What are the most valued data science skills?

Most in-demand

Hard skills:
- AL/ML and Algorithms - AI, NLP/ML, Tensorflow
- Business Analytics & Reporting - analytic solutions, analysis, Reporting
- Scripting Languages - SQL, Python, Hive
- Statistics and Advanced Data Mining - predictive modeling, Decision Tree/Random Forest, K-means clustering, Regression
Soft skills:
- Communication Skills - communicate well, excellent communication skills.
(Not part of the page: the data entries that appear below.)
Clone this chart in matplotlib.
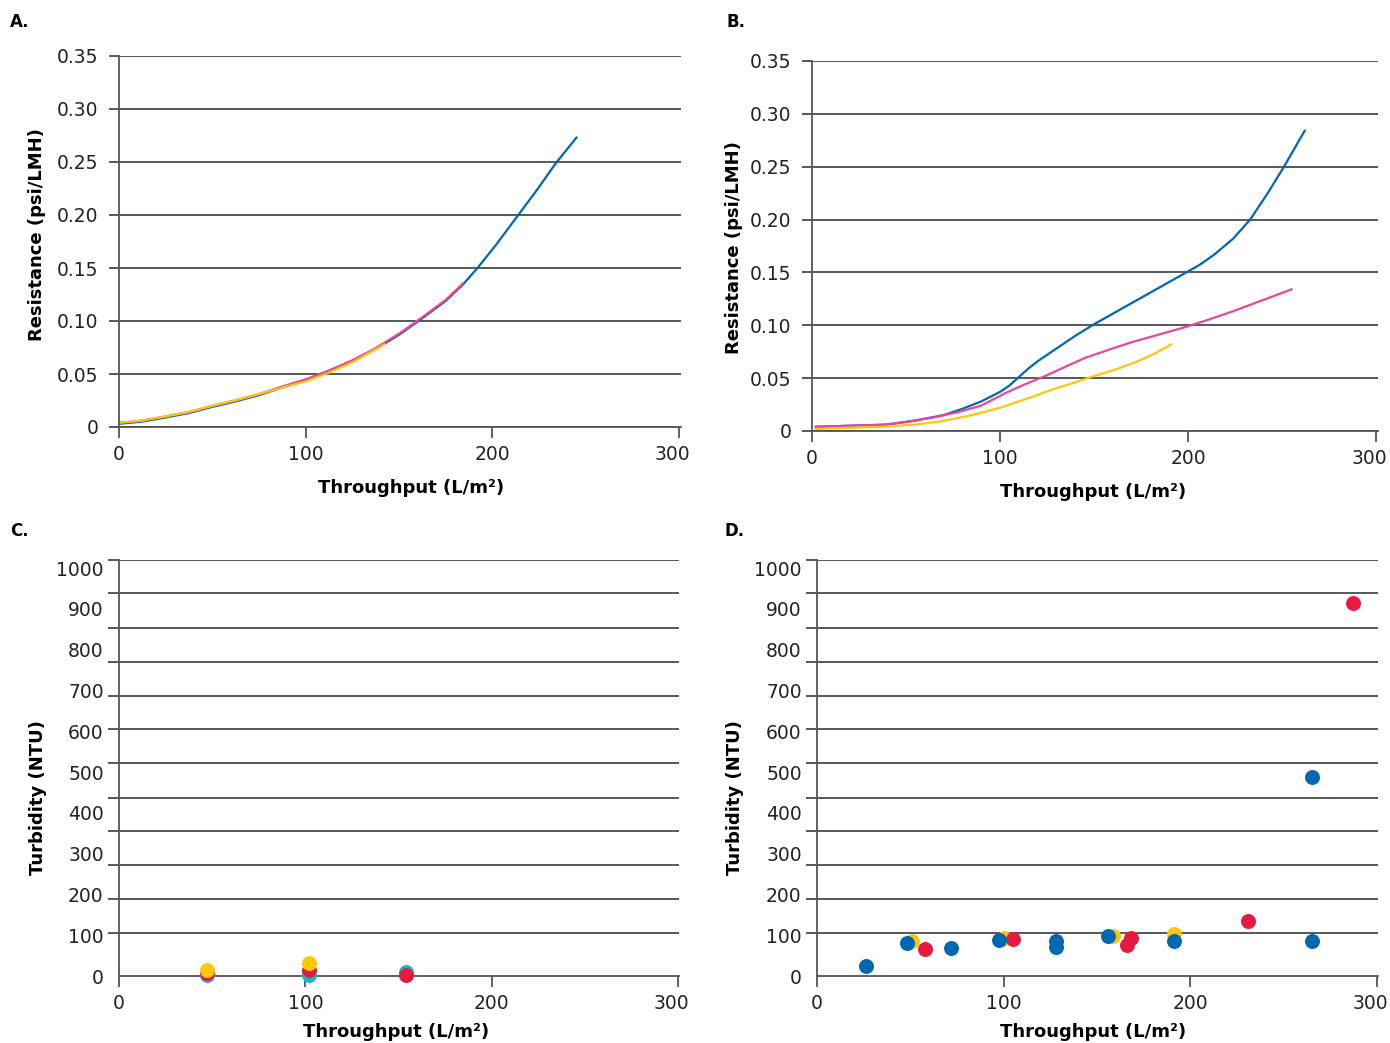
import numpy as np
import matplotlib
matplotlib.use("Agg")
import matplotlib.pyplot as plt
import matplotlib.transforms as mtransforms

plt.rcParams['font.family'] = ['DejaVu Sans']

# ---- panel A: resistance vs throughput (curves overlap)
a_blue_x = [0, 12, 25, 37, 50, 62, 75, 87, 100, 112, 125, 137, 150, 162, 175, 184,
            192, 202, 213, 224, 234, 245]
a_blue_y = [0.003, 0.005, 0.009, 0.013, 0.019, 0.024, 0.030, 0.037, 0.044, 0.052,
            0.062, 0.073, 0.087, 0.102, 0.119, 0.134, 0.150, 0.172, 0.198, 0.224,
            0.249, 0.273]
a_pink_x = [0, 12, 25, 37, 50, 62, 75, 87, 100, 112, 125, 137, 150, 162, 175, 184]
a_pink_y = [0.004, 0.006, 0.010, 0.014, 0.020, 0.025, 0.031, 0.038, 0.045, 0.053,
            0.063, 0.074, 0.088, 0.103, 0.120, 0.135]
a_yell_x = [0, 12, 25, 37, 50, 62, 75, 87, 100, 112, 125, 133, 142]
a_yell_y = [0.004, 0.006, 0.010, 0.014, 0.020, 0.025, 0.031, 0.037, 0.043, 0.051,
            0.061, 0.069, 0.078]

# ---- panel B
b_blue_x = [2, 20, 40, 55, 70, 80, 90, 100, 105, 110, 115, 120, 130, 140, 150, 162,
            175, 187, 197, 206, 214, 224, 233, 242, 251, 262]
b_blue_y = [0.004, 0.005, 0.006, 0.010, 0.015, 0.021, 0.028, 0.037, 0.043, 0.051,
            0.059, 0.066, 0.078, 0.090, 0.101, 0.113, 0.126, 0.138, 0.148, 0.157,
            0.167, 0.182, 0.200, 0.224, 0.250, 0.284]
b_pink_x = [2, 20, 38, 52, 65, 78, 90, 103, 113, 124, 135, 145, 158, 170, 184, 198,
            212, 225, 240, 255]
b_pink_y = [0.004, 0.005, 0.006, 0.009, 0.013, 0.018, 0.024, 0.036, 0.044, 0.052,
            0.061, 0.069, 0.077, 0.084, 0.091, 0.098, 0.106, 0.114, 0.124, 0.134]
b_yell_x = [2, 20, 38, 55, 68, 85, 100, 115, 129, 140, 150, 161, 172, 182, 191]
b_yell_y = [0.002, 0.003, 0.004, 0.006, 0.009, 0.015, 0.022, 0.031, 0.040, 0.046,
            0.052, 0.058, 0.065, 0.073, 0.082]

# ---- panel C: turbidity
c_cyan_x = [47, 102, 154]
c_cyan_y = [3, 3, 10]
c_red_x = [47, 102, 154]
c_red_y = [7, 15, 3]
c_yell_x = [47, 102]
c_yell_y = [15, 32]

# ---- panel D
d_blue_x = [26, 48, 72, 97.5, 128, 128, 156, 191, 265, 265]
d_blue_y = [25, 80, 68, 88, 86, 71, 98, 86, 86, 488]
d_yell_x = [51, 100, 158.5, 191]
d_yell_y = [86, 93, 98, 103]
d_red_x = [58, 105, 166, 168, 231, 287]
d_red_y = [66, 90, 76, 93, 135, 914]

res_ticks = [0, 0.05, 0.10, 0.15, 0.20, 0.25, 0.30, 0.35]
res_labels = ['0', '0.05', '0.10', '0.15', '0.20', '0.25', '0.30', '0.35']
turb_ticks = list(range(0, 1001, 100))
turb_grid = [105, 189, 272, 355, 437, 522, 605, 687, 770, 853, 938, 1020]
x_ticks = [0, 100, 200, 300]

BLUE = '#0067B1'
PINK = '#E8479B'
YELL = '#FDC70C'
RED = '#E8193F'
CYAN = '#1DB3C8'
GRID = '#2a2a2a'
SPINE = '#555555'
TXT = '#222222'
FS_TICK = 13.5
FS_LAB = 13

W, H = 1390, 1043
fig = plt.figure(figsize=(W / 100, H / 100), dpi=100)


def box(l, r, t, b):
    return [l / W, 1 - b / H, (r - l) / W, (b - t) / H]


axA = fig.add_axes(box(119, 681, 56, 427))
axB = fig.add_axes(box(812, 1378, 61, 431))
axC = fig.add_axes(box(119, 679, 560, 976))
axD = fig.add_axes(box(817, 1378, 560, 976))


def style(ax):
    for s in ['top', 'right']:
        ax.spines[s].set_visible(False)
    for s in ['left', 'bottom']:
        ax.spines[s].set_color(SPINE)
        ax.spines[s].set_linewidth(1.3)
    ax.set_xticks(x_ticks)
    ax.tick_params(axis='x', direction='out', length=8, width=1.3, color=SPINE,
                   labelsize=FS_TICK, pad=5, labelcolor=TXT)
    # last label sits a little left of its tick
    lab = ax.get_xticklabels()[-1]
    lab.set_transform(lab.get_transform() +
                      mtransforms.ScaledTranslation(-7 / 100, 0, fig.dpi_scale_trans))


for ax in [axA, axB]:
    style(ax)
    ax.set_xlim(0, 301)
    ax.set_ylim(0, 0.35)
    ax.set_yticks(res_ticks)
    ax.set_yticklabels(res_labels)
    ax.tick_params(axis='y', direction='out', length=7, width=1.1, color=GRID,
                   labelsize=FS_TICK, pad=8, labelcolor=TXT)
    ax.grid(axis='y', color=GRID, linewidth=1.1)
    ax.set_axisbelow(True)
    ax.set_xlabel('Throughput (L/m²)', fontsize=FS_LAB, fontweight='bold')
    ax.set_ylabel('Resistance (psi/LMH)', fontsize=FS_LAB, fontweight='bold')

axA.plot(a_blue_x, a_blue_y, color=BLUE, lw=1.6)
axA.plot(a_pink_x, a_pink_y, color=PINK, lw=1.6)
axA.plot(a_yell_x, a_yell_y, color=YELL, lw=1.6)

axB.plot(b_blue_x, b_blue_y, color=BLUE, lw=1.6)
axB.plot(b_pink_x, b_pink_y, color=PINK, lw=1.6)
axB.plot(b_yell_x, b_yell_y, color=YELL, lw=1.6)

for ax in [axC, axD]:
    style(ax)
    ax.set_xlim(0, 300.5)
    ax.set_ylim(0, 1020)
    ax.set_yticks(turb_ticks)
    ax.tick_params(axis='y', which='major', length=0, labelsize=FS_TICK, pad=11,
                   labelcolor=TXT)
    ax.set_yticks(turb_grid, minor=True)
    ax.tick_params(axis='y', which='minor', direction='out', length=8,
                   width=1.1, color=GRID)
    ax.grid(axis='y', which='minor', color=GRID, linewidth=1.1)
    ax.grid(axis='y', which='major', visible=False)
    ax.set_axisbelow(True)
    ax.set_xlabel('Throughput (L/m²)', fontsize=FS_LAB, fontweight='bold')
    ax.set_ylabel('Turbidity (NTU)', fontsize=FS_LAB, fontweight='bold')

ms = 95
axC.scatter(c_cyan_x, c_cyan_y, s=ms, color=CYAN, zorder=3, clip_on=False)
axC.scatter(c_red_x, c_red_y, s=ms, color=RED, zorder=3, clip_on=False)
axC.scatter(c_yell_x, c_yell_y, s=ms, color=YELL, zorder=3, clip_on=False)

axD.scatter(d_yell_x, d_yell_y, s=ms, color=YELL, zorder=3)
axD.scatter(d_red_x, d_red_y, s=ms, color=RED, zorder=3)
axD.scatter(d_blue_x, d_blue_y, s=ms, color=BLUE, zorder=3)

# label placement (x coord = right edge of the y label, y coord = top of x label)
axA.yaxis.set_label_coords(-0.130, 0.52)
axA.xaxis.set_label_coords(0.52, -0.14)
axB.yaxis.set_label_coords(-0.122, 0.495)
axB.xaxis.set_label_coords(0.496, -0.14)
axC.yaxis.set_label_coords(-0.128, 0.428)
axC.xaxis.set_label_coords(0.495, -0.113)
axD.yaxis.set_label_coords(-0.130, 0.428)
axD.xaxis.set_label_coords(0.492, -0.113)

for txt, x, y in [('A.', 10, 22), ('B.', 726, 22), ('C.', 10, 531), ('D.', 724, 531)]:
    fig.text(x / W, 1 - y / H, txt, fontsize=12, fontweight='bold',
             ha='left', va='center')

fig.savefig('out.png', dpi=100)
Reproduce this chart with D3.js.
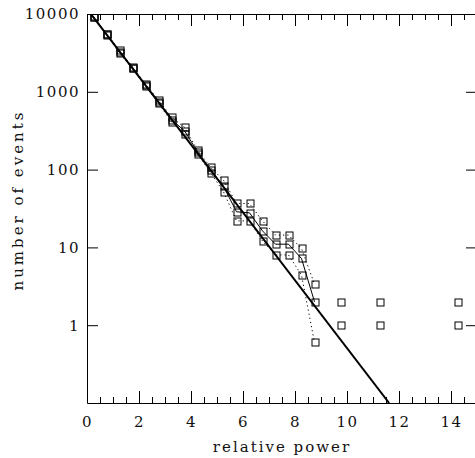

The list of most in-demand skills is consistent with the functional application of the service and work of a typical data scientist provides. The list also tends to be very practical hands-on programming and technological appliations that resonate with the public image perceived in the society. For example, Statistics and Advanced Data Mining entails Regression, Decision Tree/Random Forests as well as K-means clustering analysis. At the end of the day, the ability to bring the research capability with data science or data-related products are keys to the success of businesses of any sizes. So it’s not hard to fathom these types of skills intersect with the functional areas of a typical data scientist and business applications. While there are many free online MOOCs available in the marketplace like Coursera, Udemy, datacamp, and codecademy, there are an implicit demand for data scientists who demonstrated a track record of multi-year success in the space. One thing that needs to be pointed out is that there is a demonstrated proliferation of demands (as compared to a relative obscurity in the past) that is observed in the Open Source Management Systems & Automations like github or CRAN exemplifies the appetite for employers to look for builders and collaborators who has a thirst for code-sharing and real-time code collaborations and expertise in github and git in any scientific / engineering effort.

The final takeaway is Cloud Computing, very much like OpenSource Systems & Automations, became a recent set of skills that are pursued by employers for DS positions. (AWS) SageMaker Studio and (Azure) Machine Learning Studio are some of the new comers in terms keywords that are needed. They popped into the scene in 2019 and as you saw in the very last bar chart in 5.3.1, it’s sitting at a decent 4.9%, which is at the 8th place among all the top Data Science Hard Skill Groupings.

Total Job post:

From the map, we see the number of highest/lowest job opportunity states for Data scientists. The color dark means the number of job posts is high and the color is white means very fewer job posts.

Granular data top skills:

From the top 10 hard and soft skills data we see, mostly used technology, script language, and platform for data science. As well as we come to know, soft skills also highly essential for a data scientist. Communication is the most prominent soft skill in the data science field.

State Analysis Conclusion:

We found that for both the hard and soft skills, equal value is placed on the top four or five skills from from each category in every state. This tells us that while there are differences between the states, we can be confident that there are certain skillsets that all employers are looking for.